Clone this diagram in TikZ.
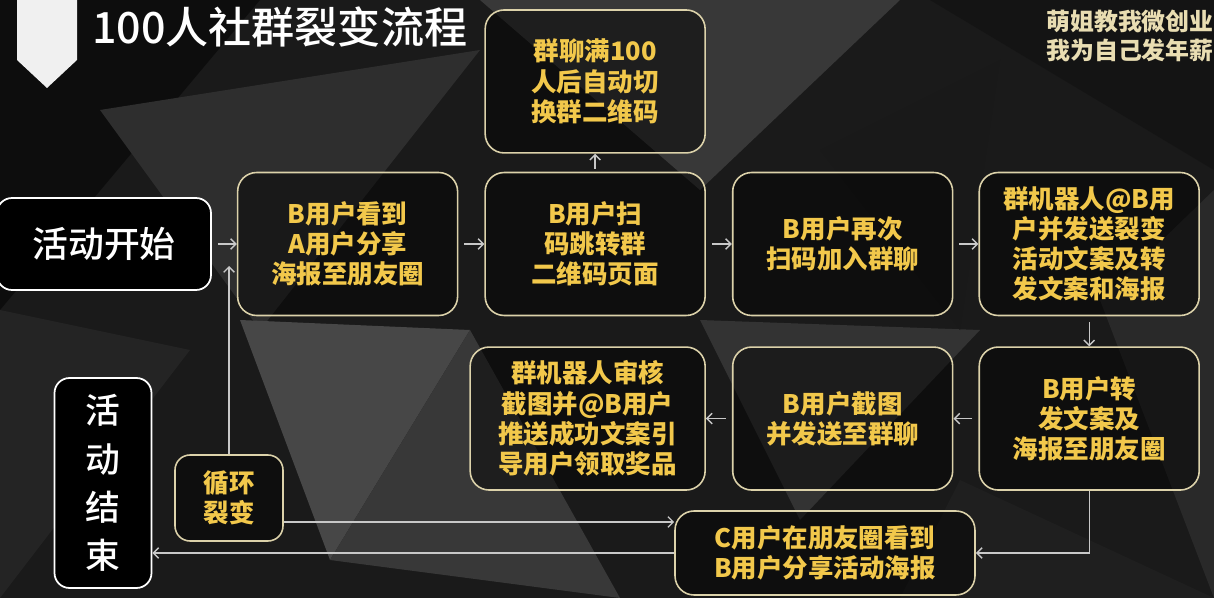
\documentclass[tikz,border=0pt]{standalone}
\usepackage{fontspec}
\setmainfont{Noto Sans CJK SC}
\newfontfamily\midfont{Noto Sans CJK SC Medium}
\usetikzlibrary{positioning, arrows.meta}

\definecolor{bgdark}{HTML}{1A1A1A}
\definecolor{boxline}{HTML}{DCD2AA}
\definecolor{gold}{HTML}{F2C84B}
\definecolor{cream}{HTML}{E9DDB2}
\definecolor{arrowgray}{HTML}{C8C8C8}

\begin{document}
\begin{tikzpicture}[
        x=0.02cm, y=-0.02cm,
        >={Straight Barb[length=3pt, width=6pt]},
        every node/.style={font=\bfseries},
        goldbox/.style={draw=boxline, line width=0.9pt, fill=black, fill opacity=0.45, text opacity=1, text=gold, rounded corners=0.38cm, minimum width=4.4cm, minimum height=2.86cm, align=center, font=\fontsize{14.5}{17.2}\selectfont\bfseries},
        whitebox/.style={draw=white, line width=1pt, fill=black, text=white, rounded corners=0.3cm, align=center},
        flow/.style={draw=arrowgray, line width=0.8pt, ->, shorten <=0.12cm}
    ]

    % background
    \fill[bgdark] (0,0) rectangle (1214,598);
    \useasboundingbox (0,0) rectangle (1214,598);
    \fill[black!95] (0,0) -- (260,0) -- (0,310) -- cycle;
    \fill[black!82] (100,110) -- (480,50) -- (260,330) -- cycle;
    \fill[black!72] (240,320) -- (470,330) -- (330,560) -- cycle;
    \fill[black!78] (330,560) -- (470,330) -- (620,598) -- cycle;
    \fill[black!78] (480,0) -- (900,0) -- (700,190) -- cycle;
    \fill[black!80] (700,320) -- (980,330) -- (800,520) -- cycle;
    \fill[black!92] (930,0) -- (1214,0) -- (1214,170) -- cycle;
    \fill[black!84] (1100,300) -- (1214,190) -- (1214,598) -- cycle;
    \fill[black!86] (0,310) -- (190,350) -- (0,598) -- cycle;
    \fill[black!90] (820,150) -- (1000,60) -- (960,330) -- cycle;
    \fill[black!88] (960,480) -- (1214,598) -- (900,598) -- cycle;

    % title
    \fill[white!94!black] (17,0) -- (77,0) -- (77,60) -- (47,88) -- (17,60) -- cycle;
    \node[anchor=west, text=white, font=\fontsize{24.5}{28}\midfont] (title) at (86,27) {100人社群裂变流程};
    \node[anchor=north west, text=cream, align=left, inner sep=0pt, font=\fontsize{13.6}{16.2}\selectfont\bfseries] (brand) at (1046,10) {萌姐教我微创业\\我为自己发年薪};

    % first row
    \node[whitebox, minimum width=4.28cm, minimum height=1.84cm, font=\fontsize{20.4}{24}\midfont] (start) at (104,244) {活动开始};
    \node[goldbox, right=0.5cm of start] (see) {B用户看到\\A用户分享\\海报至朋友圈};
    \node[goldbox, right=0.52cm of see] (scan) {B用户扫\\码跳转群\\二维码页面};
    \node[goldbox, right=0.52cm of scan] (join) {B用户再次\\扫码加入群聊};
    \node[goldbox, right=0.5cm of join] (robot) {群机器人@B用\\户并发送裂变\\活动文案及转\\发文案和海报};
    \node[goldbox, above=0.36cm of scan] (full) {群聊满100\\人后自动切\\换群二维码};

    % second row
    \node[goldbox, below=0.6cm of robot] (forward) {B用户转\\发文案及\\海报至朋友圈};
    \node[goldbox, left=0.5cm of forward] (shot) {B用户截图\\并发送至群聊};
    \node[goldbox, minimum width=4.7cm, left=0.52cm of shot] (audit) {群机器人审核\\截图并@B用户\\推送成功文案引\\导用户领取奖品};

    % bottom
    \node[goldbox, minimum width=6cm, minimum height=1.68cm] (cuser) at (825,553) {C用户在朋友圈看到\\B用户分享活动海报};
    \node[goldbox, minimum width=2.16cm, minimum height=1.72cm, rounded corners=0.3cm] (loop) at (229,498) {循环\\裂变};
    \node[whitebox, minimum width=1.94cm, minimum height=4.2cm, font=\fontsize{19.8}{27.5}\midfont] (finish) at (103,483) {活\\动\\结\\束};
    \coordinate (back) at (229,266);

    % connectors
    \draw[flow] (start) -- (see);
    \draw[flow] (see) -- (scan);
    \draw[flow] (scan) -- (join);
    \draw[flow] (join) -- (robot);
    \draw[flow, shorten <=0.06cm] (scan) -- (full);
    \draw[flow] (robot) -- (forward);
    \draw[flow] (forward) -- (shot);
    \draw[flow] (shot) -- (audit);
    \draw[flow, shorten <=0pt] (forward.south) |- (cuser.east);
    \draw[flow, shorten <=0pt] ([yshift=-0.48cm]loop.east) -- ([yshift=-0.48cm]loop.east -| cuser.west);
    \draw[flow, shorten <=0pt] (cuser.west) -- (cuser.west -| finish.east);
    \draw[flow, shorten <=0pt] (loop.north) -- (back);

\end{tikzpicture}
\end{document}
·····
» REQUIREMENT: From the material above, reproduce everything verbatim except the pictures.

» ANSWER FOR THIS EXERCISE:
Clone this diagram in TikZ.
\documentclass[tikz,border=0pt]{standalone}
\usepackage{fontspec}
\setmainfont{Noto Sans CJK SC}
\newfontfamily\midfont{Noto Sans CJK SC Medium}
\usetikzlibrary{positioning, arrows.meta}

\definecolor{bgdark}{HTML}{1A1A1A}
\definecolor{boxline}{HTML}{DCD2AA}
\definecolor{gold}{HTML}{F2C84B}
\definecolor{cream}{HTML}{E9DDB2}
\definecolor{arrowgray}{HTML}{C8C8C8}

\begin{document}
\begin{tikzpicture}[
        x=0.02cm, y=-0.02cm,
        >={Straight Barb[length=3pt, width=6pt]},
        every node/.style={font=\bfseries},
        goldbox/.style={draw=boxline, line width=0.9pt, fill=black, fill opacity=0.45, text opacity=1, text=gold, rounded corners=0.38cm, minimum width=4.4cm, minimum height=2.86cm, align=center, font=\fontsize{14.5}{17.2}\selectfont\bfseries},
        whitebox/.style={draw=white, line width=1pt, fill=black, text=white, rounded corners=0.3cm, align=center},
        flow/.style={draw=arrowgray, line width=0.8pt, ->, shorten <=0.12cm}
    ]

    % background
    \fill[bgdark] (0,0) rectangle (1214,598);
    \useasboundingbox (0,0) rectangle (1214,598);
    \fill[black!95] (0,0) -- (260,0) -- (0,310) -- cycle;
    \fill[black!82] (100,110) -- (480,50) -- (260,330) -- cycle;
    \fill[black!72] (240,320) -- (470,330) -- (330,560) -- cycle;
    \fill[black!78] (330,560) -- (470,330) -- (620,598) -- cycle;
    \fill[black!78] (480,0) -- (900,0) -- (700,190) -- cycle;
    \fill[black!80] (700,320) -- (980,330) -- (800,520) -- cycle;
    \fill[black!92] (930,0) -- (1214,0) -- (1214,170) -- cycle;
    \fill[black!84] (1100,300) -- (1214,190) -- (1214,598) -- cycle;
    \fill[black!86] (0,310) -- (190,350) -- (0,598) -- cycle;
    \fill[black!90] (820,150) -- (1000,60) -- (960,330) -- cycle;
    \fill[black!88] (960,480) -- (1214,598) -- (900,598) -- cycle;

    % title
    \fill[white!94!black] (17,0) -- (77,0) -- (77,60) -- (47,88) -- (17,60) -- cycle;
    \node[anchor=west, text=white, font=\fontsize{24.5}{28}\midfont] (title) at (86,27) {100人社群裂变流程};
    \node[anchor=north west, text=cream, align=left, inner sep=0pt, font=\fontsize{13.6}{16.2}\selectfont\bfseries] (brand) at (1046,10) {萌姐教我微创业\\我为自己发年薪};

    % first row
    \node[whitebox, minimum width=4.28cm, minimum height=1.84cm, font=\fontsize{20.4}{24}\midfont] (start) at (104,244) {活动开始};
    \node[goldbox, right=0.5cm of start] (see) {B用户看到\\A用户分享\\海报至朋友圈};
    \node[goldbox, right=0.52cm of see] (scan) {B用户扫\\码跳转群\\二维码页面};
    \node[goldbox, right=0.52cm of scan] (join) {B用户再次\\扫码加入群聊};
    \node[goldbox, right=0.5cm of join] (robot) {群机器人@B用\\户并发送裂变\\活动文案及转\\发文案和海报};
    \node[goldbox, above=0.36cm of scan] (full) {群聊满100\\人后自动切\\换群二维码};

    % second row
    \node[goldbox, below=0.6cm of robot] (forward) {B用户转\\发文案及\\海报至朋友圈};
    \node[goldbox, left=0.5cm of forward] (shot) {B用户截图\\并发送至群聊};
    \node[goldbox, minimum width=4.7cm, left=0.52cm of shot] (audit) {群机器人审核\\截图并@B用户\\推送成功文案引\\导用户领取奖品};

    % bottom
    \node[goldbox, minimum width=6cm, minimum height=1.68cm] (cuser) at (825,553) {C用户在朋友圈看到\\B用户分享活动海报};
    \node[goldbox, minimum width=2.16cm, minimum height=1.72cm, rounded corners=0.3cm] (loop) at (229,498) {循环\\裂变};
    \node[whitebox, minimum width=1.94cm, minimum height=4.2cm, font=\fontsize{19.8}{27.5}\midfont] (finish) at (103,483) {活\\动\\结\\束};
    \coordinate (back) at (229,266);

    % connectors
    \draw[flow] (start) -- (see);
    \draw[flow] (see) -- (scan);
    \draw[flow] (scan) -- (join);
    \draw[flow] (join) -- (robot);
    \draw[flow, shorten <=0.06cm] (scan) -- (full);
    \draw[flow] (robot) -- (forward);
    \draw[flow] (forward) -- (shot);
    \draw[flow] (shot) -- (audit);
    \draw[flow, shorten <=0pt] (forward.south) |- (cuser.east);
    \draw[flow, shorten <=0pt] ([yshift=-0.48cm]loop.east) -- ([yshift=-0.48cm]loop.east -| cuser.west);
    \draw[flow, shorten <=0pt] (cuser.west) -- (cuser.west -| finish.east);
    \draw[flow, shorten <=0pt] (loop.north) -- (back);

\end{tikzpicture}
\end{document}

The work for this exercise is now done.